Ajuda Externa: Troika prejudicou autonomia hospitalar – Marta Temido
05-Maio-2014
A troika teve «um impacto muito negativo» na autonomia hospitalar, mas também teve um papel positivo, designadamente em relação à transparência da gestão, sustenta a presidente da Associação Portuguesa de Administradores Hospitalares (APAH), Marta Temido.
Os três anos de presença da troika em Portugal refletiram-se «no ambiente hospitalar como no país em geral», isto é, foram «extraordinariamente difíceis» e sob o ponto de vista dos hospitais, da gestão hospitalar, provocaram «uma enorme perda da autonomia das administrações», afirmou a presidente da APAH, em entrevista à agência “Lusa”.
Os hospitais portugueses vinham, «ao longo dos últimos anos, a fazer um percurso no sentido de uma progressiva empresarialização, de uma progressiva autonomia em termos de utilização de regras», mas, com a troika, «todo o caminho que se vinha fazendo desde 2002», registou «um tremendo recuo nessa matéria», salientou.
«Em termos de gestão hospitalar, no plano técnico, estes foram os maiores impactos», mas sob o ponto de vista assistencial, do «impacto na saúde em si», ainda não passou o tempo suficiente para se «compreender qual o efetivo impacto», referiu.
Mas a situação dos hospitais, adiantou: «ficou pior – não me parece que possamos, em termos de avaliação final, concluir de modo diferente».
«A troika pôs o dedo na ferida» em relação à acumulação da dívida dos hospitais, que «é um problema crónico» e que «é necessário inverter», como refere o memorando de assistência económica e financeira, que, por outro lado, aponta a necessidade de instituir mecanismos de transparência.
De acordo com Marta Temido fizeram-se as duas coisas – o Ministério da Saúde negociou orçamentos corretivos, que permitiram pagar dívidas em atraso e foi cumprida a lei dos compromissos –, mas «o problema é mais estrutural do que se poderia pensar» e a acumulação da dívida manteve-se apesar dos esforços.
A acumulação da dívida persiste «por uma razão básica, que é a suborçamentação da saúde e dos hospitais», advertiu Marta Temido.
Esta cultura «está instalada e quem assume o ónus desta dívida por pagar é a indústria e portanto os hospitais são subfinanciados» – todos os atores reconhecem isso e, «provavelmente lamentam» que assim seja.
A situação «não é saudável. Poder-se-ia dizer que não é sustentável, mas, sobretudo não é saudável e representa riscos para os hospitais públicos no médio/longo prazo» e mesmo a curto prazo, alertou a presidente da APAH.

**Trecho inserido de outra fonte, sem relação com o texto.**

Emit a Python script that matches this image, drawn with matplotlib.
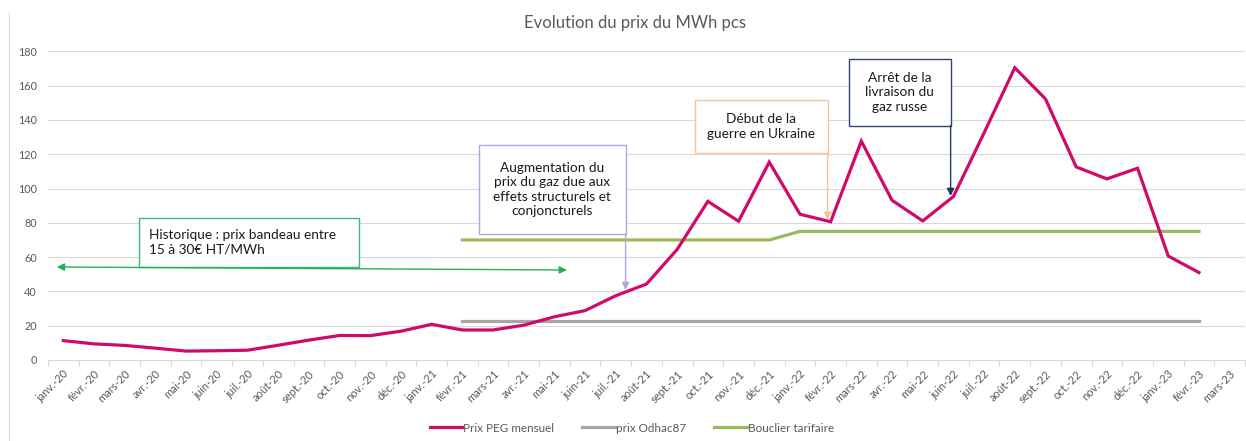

Nestes três anos, «todos os atores» do universo hospitalar compreenderam que «têm de ser mais racionais», mas para tirar «resultados consistentes, duradouros» dessa aprendizagem é preciso tempo.
Marta Temido acredita, no entanto, que os trabalhadores do SNS têm uma profunda consciência em relação ao serviço que estão a prestar e à sua importância para as populações e «portanto terão cada vez mais essa preocupação, esse esforço».
O ministério considera que o setor ficou melhor, a troika diz o contrário.
«Apesar de termos conseguido sair de situações muito complicadas [houve ameaças de cortes de fornecimento de medicamentos, por exemplo] (…) a doença está instalada, está declarada e sabemos o que podemos fazer para a combater», mas «isso exige um consenso social em relação à forma de trabalhar dos hospitais», sustentou a administradora hospitalar.
«Não podemos confundir serviços de proximidade, acesso aos cuidados de saúde, com ter tudo em todo o lado», apelou, adiantando: «Há que ter esta discussão com todos os parceiros, de forma tranquila, mas sem ter medo de irritar as corporações», defendeu.
«Temos de deixar de considerar o modelo de prestação de cuidados de saúde como algo que reside no hospital» ou que pode ser «desintegrado do território», como é necessário também, por exemplo, «resolver o problema dos recursos humanos», que continuam a emigrar (e já não apenas por falta de emprego) e em relação aos quais «não fizemos nada para os motivar, pelo contrário».